** Start of Collected material **

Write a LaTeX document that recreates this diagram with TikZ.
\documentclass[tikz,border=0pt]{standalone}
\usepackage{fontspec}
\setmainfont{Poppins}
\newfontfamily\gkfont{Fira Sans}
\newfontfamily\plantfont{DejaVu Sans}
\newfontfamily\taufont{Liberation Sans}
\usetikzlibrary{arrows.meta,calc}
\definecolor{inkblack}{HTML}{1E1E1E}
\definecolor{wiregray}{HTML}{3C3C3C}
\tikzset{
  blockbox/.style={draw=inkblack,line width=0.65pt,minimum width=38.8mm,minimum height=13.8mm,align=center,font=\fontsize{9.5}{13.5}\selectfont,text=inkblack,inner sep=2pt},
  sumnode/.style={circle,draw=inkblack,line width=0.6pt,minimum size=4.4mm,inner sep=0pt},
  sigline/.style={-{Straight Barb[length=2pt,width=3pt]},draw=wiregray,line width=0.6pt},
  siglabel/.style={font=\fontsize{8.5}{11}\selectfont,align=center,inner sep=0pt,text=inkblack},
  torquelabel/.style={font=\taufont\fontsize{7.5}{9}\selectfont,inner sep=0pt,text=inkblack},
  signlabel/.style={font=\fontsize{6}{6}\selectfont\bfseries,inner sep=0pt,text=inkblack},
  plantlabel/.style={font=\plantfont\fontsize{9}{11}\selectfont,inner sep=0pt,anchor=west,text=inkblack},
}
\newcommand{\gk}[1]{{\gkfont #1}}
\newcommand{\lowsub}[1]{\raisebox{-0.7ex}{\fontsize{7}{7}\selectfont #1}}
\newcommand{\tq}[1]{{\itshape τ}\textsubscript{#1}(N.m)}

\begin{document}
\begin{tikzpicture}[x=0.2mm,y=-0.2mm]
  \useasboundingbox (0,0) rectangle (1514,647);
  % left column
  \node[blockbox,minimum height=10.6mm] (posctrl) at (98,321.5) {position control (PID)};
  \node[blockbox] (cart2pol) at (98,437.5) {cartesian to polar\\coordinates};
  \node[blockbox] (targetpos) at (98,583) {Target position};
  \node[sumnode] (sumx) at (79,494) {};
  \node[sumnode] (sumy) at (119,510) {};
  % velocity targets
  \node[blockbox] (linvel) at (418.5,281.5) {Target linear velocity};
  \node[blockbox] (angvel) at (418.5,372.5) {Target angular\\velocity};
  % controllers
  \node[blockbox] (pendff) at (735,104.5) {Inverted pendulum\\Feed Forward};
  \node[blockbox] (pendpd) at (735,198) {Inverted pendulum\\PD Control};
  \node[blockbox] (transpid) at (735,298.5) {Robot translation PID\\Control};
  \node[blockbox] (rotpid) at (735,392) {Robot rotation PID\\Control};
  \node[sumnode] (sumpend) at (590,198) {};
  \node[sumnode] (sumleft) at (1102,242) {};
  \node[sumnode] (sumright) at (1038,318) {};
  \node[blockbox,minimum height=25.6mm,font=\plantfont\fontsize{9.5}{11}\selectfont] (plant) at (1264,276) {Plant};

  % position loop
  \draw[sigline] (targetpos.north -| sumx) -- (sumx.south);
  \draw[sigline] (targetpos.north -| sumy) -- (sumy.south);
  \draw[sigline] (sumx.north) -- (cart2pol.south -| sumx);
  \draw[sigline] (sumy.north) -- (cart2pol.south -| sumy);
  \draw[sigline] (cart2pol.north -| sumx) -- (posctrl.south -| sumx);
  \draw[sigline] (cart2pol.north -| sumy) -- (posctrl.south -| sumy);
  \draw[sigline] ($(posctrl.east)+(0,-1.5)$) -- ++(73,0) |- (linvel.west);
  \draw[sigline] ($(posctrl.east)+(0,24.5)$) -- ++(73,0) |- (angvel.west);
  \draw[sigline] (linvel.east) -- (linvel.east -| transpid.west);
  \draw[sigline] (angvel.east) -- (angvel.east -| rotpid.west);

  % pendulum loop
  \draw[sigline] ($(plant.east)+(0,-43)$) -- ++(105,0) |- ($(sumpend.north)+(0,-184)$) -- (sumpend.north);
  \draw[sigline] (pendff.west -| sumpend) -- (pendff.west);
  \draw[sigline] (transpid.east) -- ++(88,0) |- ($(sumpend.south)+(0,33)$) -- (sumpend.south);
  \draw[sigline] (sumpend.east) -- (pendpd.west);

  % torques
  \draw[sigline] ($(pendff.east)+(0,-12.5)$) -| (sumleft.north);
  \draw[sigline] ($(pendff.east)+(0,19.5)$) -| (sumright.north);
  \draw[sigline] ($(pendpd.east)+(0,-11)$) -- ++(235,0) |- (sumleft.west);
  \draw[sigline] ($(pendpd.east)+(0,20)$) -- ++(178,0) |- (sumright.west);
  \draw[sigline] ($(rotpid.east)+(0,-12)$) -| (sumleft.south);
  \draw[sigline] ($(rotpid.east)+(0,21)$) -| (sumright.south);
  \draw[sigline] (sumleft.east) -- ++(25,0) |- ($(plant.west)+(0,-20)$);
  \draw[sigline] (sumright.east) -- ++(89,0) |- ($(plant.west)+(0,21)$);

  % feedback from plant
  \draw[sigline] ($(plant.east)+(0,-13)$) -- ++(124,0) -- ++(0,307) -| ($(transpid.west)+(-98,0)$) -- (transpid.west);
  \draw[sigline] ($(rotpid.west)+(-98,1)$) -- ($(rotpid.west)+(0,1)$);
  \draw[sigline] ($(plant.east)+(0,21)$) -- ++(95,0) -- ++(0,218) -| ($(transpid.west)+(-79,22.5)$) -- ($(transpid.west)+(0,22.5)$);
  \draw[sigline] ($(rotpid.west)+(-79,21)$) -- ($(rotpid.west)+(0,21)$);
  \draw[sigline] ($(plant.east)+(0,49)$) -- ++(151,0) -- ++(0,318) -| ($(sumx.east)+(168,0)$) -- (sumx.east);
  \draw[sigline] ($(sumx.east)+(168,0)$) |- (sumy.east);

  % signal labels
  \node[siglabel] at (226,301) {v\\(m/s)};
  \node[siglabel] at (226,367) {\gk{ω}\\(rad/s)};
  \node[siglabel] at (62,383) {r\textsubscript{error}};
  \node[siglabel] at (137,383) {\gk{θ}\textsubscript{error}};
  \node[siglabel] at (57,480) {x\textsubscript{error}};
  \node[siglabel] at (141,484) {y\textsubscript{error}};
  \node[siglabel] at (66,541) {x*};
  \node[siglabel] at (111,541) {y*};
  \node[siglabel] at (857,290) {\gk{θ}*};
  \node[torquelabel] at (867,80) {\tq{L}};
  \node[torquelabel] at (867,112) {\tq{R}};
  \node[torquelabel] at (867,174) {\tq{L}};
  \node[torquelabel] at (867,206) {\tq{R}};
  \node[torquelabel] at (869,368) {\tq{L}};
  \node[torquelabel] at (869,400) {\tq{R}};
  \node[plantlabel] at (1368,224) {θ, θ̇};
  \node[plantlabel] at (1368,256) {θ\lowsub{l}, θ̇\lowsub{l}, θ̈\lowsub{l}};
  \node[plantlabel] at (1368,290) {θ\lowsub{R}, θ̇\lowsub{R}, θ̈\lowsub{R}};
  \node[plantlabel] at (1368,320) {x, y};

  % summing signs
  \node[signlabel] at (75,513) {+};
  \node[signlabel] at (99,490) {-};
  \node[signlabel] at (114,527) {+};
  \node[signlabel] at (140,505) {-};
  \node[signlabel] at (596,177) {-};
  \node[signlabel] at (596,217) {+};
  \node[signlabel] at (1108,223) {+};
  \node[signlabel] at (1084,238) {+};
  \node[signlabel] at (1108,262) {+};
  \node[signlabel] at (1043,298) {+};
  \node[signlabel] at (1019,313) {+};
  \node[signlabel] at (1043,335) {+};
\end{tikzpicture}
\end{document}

** End of Collected material **

→ **Written request**:
Reproduce the material above exactly; please quote every line of it.

→ **Response to this task**:
Write a LaTeX document that recreates this diagram with TikZ.
\documentclass[tikz,border=0pt]{standalone}
\usepackage{fontspec}
\setmainfont{Poppins}
\newfontfamily\gkfont{Fira Sans}
\newfontfamily\plantfont{DejaVu Sans}
\newfontfamily\taufont{Liberation Sans}
\usetikzlibrary{arrows.meta,calc}
\definecolor{inkblack}{HTML}{1E1E1E}
\definecolor{wiregray}{HTML}{3C3C3C}
\tikzset{
  blockbox/.style={draw=inkblack,line width=0.65pt,minimum width=38.8mm,minimum height=13.8mm,align=center,font=\fontsize{9.5}{13.5}\selectfont,text=inkblack,inner sep=2pt},
  sumnode/.style={circle,draw=inkblack,line width=0.6pt,minimum size=4.4mm,inner sep=0pt},
  sigline/.style={-{Straight Barb[length=2pt,width=3pt]},draw=wiregray,line width=0.6pt},
  siglabel/.style={font=\fontsize{8.5}{11}\selectfont,align=center,inner sep=0pt,text=inkblack},
  torquelabel/.style={font=\taufont\fontsize{7.5}{9}\selectfont,inner sep=0pt,text=inkblack},
  signlabel/.style={font=\fontsize{6}{6}\selectfont\bfseries,inner sep=0pt,text=inkblack},
  plantlabel/.style={font=\plantfont\fontsize{9}{11}\selectfont,inner sep=0pt,anchor=west,text=inkblack},
}
\newcommand{\gk}[1]{{\gkfont #1}}
\newcommand{\lowsub}[1]{\raisebox{-0.7ex}{\fontsize{7}{7}\selectfont #1}}
\newcommand{\tq}[1]{{\itshape τ}\textsubscript{#1}(N.m)}

\begin{document}
\begin{tikzpicture}[x=0.2mm,y=-0.2mm]
  \useasboundingbox (0,0) rectangle (1514,647);
  % left column
  \node[blockbox,minimum height=10.6mm] (posctrl) at (98,321.5) {position control (PID)};
  \node[blockbox] (cart2pol) at (98,437.5) {cartesian to polar\\coordinates};
  \node[blockbox] (targetpos) at (98,583) {Target position};
  \node[sumnode] (sumx) at (79,494) {};
  \node[sumnode] (sumy) at (119,510) {};
  % velocity targets
  \node[blockbox] (linvel) at (418.5,281.5) {Target linear velocity};
  \node[blockbox] (angvel) at (418.5,372.5) {Target angular\\velocity};
  % controllers
  \node[blockbox] (pendff) at (735,104.5) {Inverted pendulum\\Feed Forward};
  \node[blockbox] (pendpd) at (735,198) {Inverted pendulum\\PD Control};
  \node[blockbox] (transpid) at (735,298.5) {Robot translation PID\\Control};
  \node[blockbox] (rotpid) at (735,392) {Robot rotation PID\\Control};
  \node[sumnode] (sumpend) at (590,198) {};
  \node[sumnode] (sumleft) at (1102,242) {};
  \node[sumnode] (sumright) at (1038,318) {};
  \node[blockbox,minimum height=25.6mm,font=\plantfont\fontsize{9.5}{11}\selectfont] (plant) at (1264,276) {Plant};

  % position loop
  \draw[sigline] (targetpos.north -| sumx) -- (sumx.south);
  \draw[sigline] (targetpos.north -| sumy) -- (sumy.south);
  \draw[sigline] (sumx.north) -- (cart2pol.south -| sumx);
  \draw[sigline] (sumy.north) -- (cart2pol.south -| sumy);
  \draw[sigline] (cart2pol.north -| sumx) -- (posctrl.south -| sumx);
  \draw[sigline] (cart2pol.north -| sumy) -- (posctrl.south -| sumy);
  \draw[sigline] ($(posctrl.east)+(0,-1.5)$) -- ++(73,0) |- (linvel.west);
  \draw[sigline] ($(posctrl.east)+(0,24.5)$) -- ++(73,0) |- (angvel.west);
  \draw[sigline] (linvel.east) -- (linvel.east -| transpid.west);
  \draw[sigline] (angvel.east) -- (angvel.east -| rotpid.west);

  % pendulum loop
  \draw[sigline] ($(plant.east)+(0,-43)$) -- ++(105,0) |- ($(sumpend.north)+(0,-184)$) -- (sumpend.north);
  \draw[sigline] (pendff.west -| sumpend) -- (pendff.west);
  \draw[sigline] (transpid.east) -- ++(88,0) |- ($(sumpend.south)+(0,33)$) -- (sumpend.south);
  \draw[sigline] (sumpend.east) -- (pendpd.west);

  % torques
  \draw[sigline] ($(pendff.east)+(0,-12.5)$) -| (sumleft.north);
  \draw[sigline] ($(pendff.east)+(0,19.5)$) -| (sumright.north);
  \draw[sigline] ($(pendpd.east)+(0,-11)$) -- ++(235,0) |- (sumleft.west);
  \draw[sigline] ($(pendpd.east)+(0,20)$) -- ++(178,0) |- (sumright.west);
  \draw[sigline] ($(rotpid.east)+(0,-12)$) -| (sumleft.south);
  \draw[sigline] ($(rotpid.east)+(0,21)$) -| (sumright.south);
  \draw[sigline] (sumleft.east) -- ++(25,0) |- ($(plant.west)+(0,-20)$);
  \draw[sigline] (sumright.east) -- ++(89,0) |- ($(plant.west)+(0,21)$);

  % feedback from plant
  \draw[sigline] ($(plant.east)+(0,-13)$) -- ++(124,0) -- ++(0,307) -| ($(transpid.west)+(-98,0)$) -- (transpid.west);
  \draw[sigline] ($(rotpid.west)+(-98,1)$) -- ($(rotpid.west)+(0,1)$);
  \draw[sigline] ($(plant.east)+(0,21)$) -- ++(95,0) -- ++(0,218) -| ($(transpid.west)+(-79,22.5)$) -- ($(transpid.west)+(0,22.5)$);
  \draw[sigline] ($(rotpid.west)+(-79,21)$) -- ($(rotpid.west)+(0,21)$);
  \draw[sigline] ($(plant.east)+(0,49)$) -- ++(151,0) -- ++(0,318) -| ($(sumx.east)+(168,0)$) -- (sumx.east);
  \draw[sigline] ($(sumx.east)+(168,0)$) |- (sumy.east);

  % signal labels
  \node[siglabel] at (226,301) {v\\(m/s)};
  \node[siglabel] at (226,367) {\gk{ω}\\(rad/s)};
  \node[siglabel] at (62,383) {r\textsubscript{error}};
  \node[siglabel] at (137,383) {\gk{θ}\textsubscript{error}};
  \node[siglabel] at (57,480) {x\textsubscript{error}};
  \node[siglabel] at (141,484) {y\textsubscript{error}};
  \node[siglabel] at (66,541) {x*};
  \node[siglabel] at (111,541) {y*};
  \node[siglabel] at (857,290) {\gk{θ}*};
  \node[torquelabel] at (867,80) {\tq{L}};
  \node[torquelabel] at (867,112) {\tq{R}};
  \node[torquelabel] at (867,174) {\tq{L}};
  \node[torquelabel] at (867,206) {\tq{R}};
  \node[torquelabel] at (869,368) {\tq{L}};
  \node[torquelabel] at (869,400) {\tq{R}};
  \node[plantlabel] at (1368,224) {θ, θ̇};
  \node[plantlabel] at (1368,256) {θ\lowsub{l}, θ̇\lowsub{l}, θ̈\lowsub{l}};
  \node[plantlabel] at (1368,290) {θ\lowsub{R}, θ̇\lowsub{R}, θ̈\lowsub{R}};
  \node[plantlabel] at (1368,320) {x, y};

  % summing signs
  \node[signlabel] at (75,513) {+};
  \node[signlabel] at (99,490) {-};
  \node[signlabel] at (114,527) {+};
  \node[signlabel] at (140,505) {-};
  \node[signlabel] at (596,177) {-};
  \node[signlabel] at (596,217) {+};
  \node[signlabel] at (1108,223) {+};
  \node[signlabel] at (1084,238) {+};
  \node[signlabel] at (1108,262) {+};
  \node[signlabel] at (1043,298) {+};
  \node[signlabel] at (1019,313) {+};
  \node[signlabel] at (1043,335) {+};
\end{tikzpicture}
\end{document}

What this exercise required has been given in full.